Ask Levant if he’s actually sorry for saying the things his bosses have apologized for, and he chooses his words with uncharacteristic care. The opening monologue he writes for every one of his 200 shows a year runs somewhere between 2,000 and 4,000 words each, he notes. Add the on-air interviews, radio appearances, public speeches, books and columns, and his annual word count is easily in the millions. “I regard the occasional error as a natural side effect of me generally flooring it all the time,” he says. Press him on whether there are any such “mistakes” he wishes he hadn’t made, and the contrition becomes even harder to detect. “I’m sure there are hundreds of things,” he says. “But none of them weigh heavily on my mind.”

Watching the obvious glee that Levant takes in causing offence—whether it’s dressing up in costume as an Occupy protester, tangling on tape with bureaucrats, or even pricking the conceits of members of his own ethnic community from a stage—it’s tempting to think it’s all an act. That, like Don Cherry and his loud sportcoats, underneath it all, there lurks a more reasonable man.

That’s what I’m searching for as we sit in the Sun TV boardroom on a Friday afternoon. Levant is returning, yet again, to his well-worn speech on the virtues of free expression, when his cellphone rings. It’s his wife. He tries to quickly shut down the conversation, but she has something she wants to talk about. He listens impatiently and makes a couple of distracted “hmmm” sounds. “Well, that’s why I always say security guards should be armed,” he says, promising to call back later. It’s only when I get outside and turn on my own phone that I realize the call was about the killings in Newtown, Conn.

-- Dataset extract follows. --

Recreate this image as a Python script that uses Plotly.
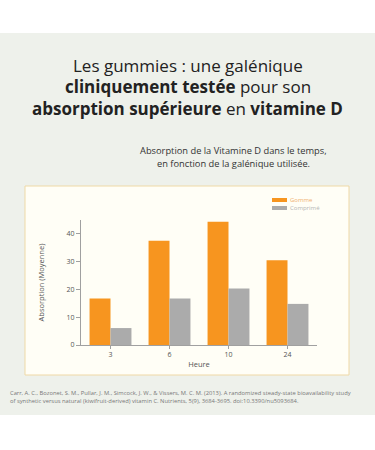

In the days that follow, it’s a theme he takes up with vigour on his Twitter feed: how the response to 20 dead kids (who are roughly the same age as his own children) should be more, not fewer guns. It’s not a popular position. And to many Canadians, it might be as objectionable as anything he has ever said. But being offensive is Ezra Levant’s right—one that he has fought hard for. The thing to remember is that it’s his business, too.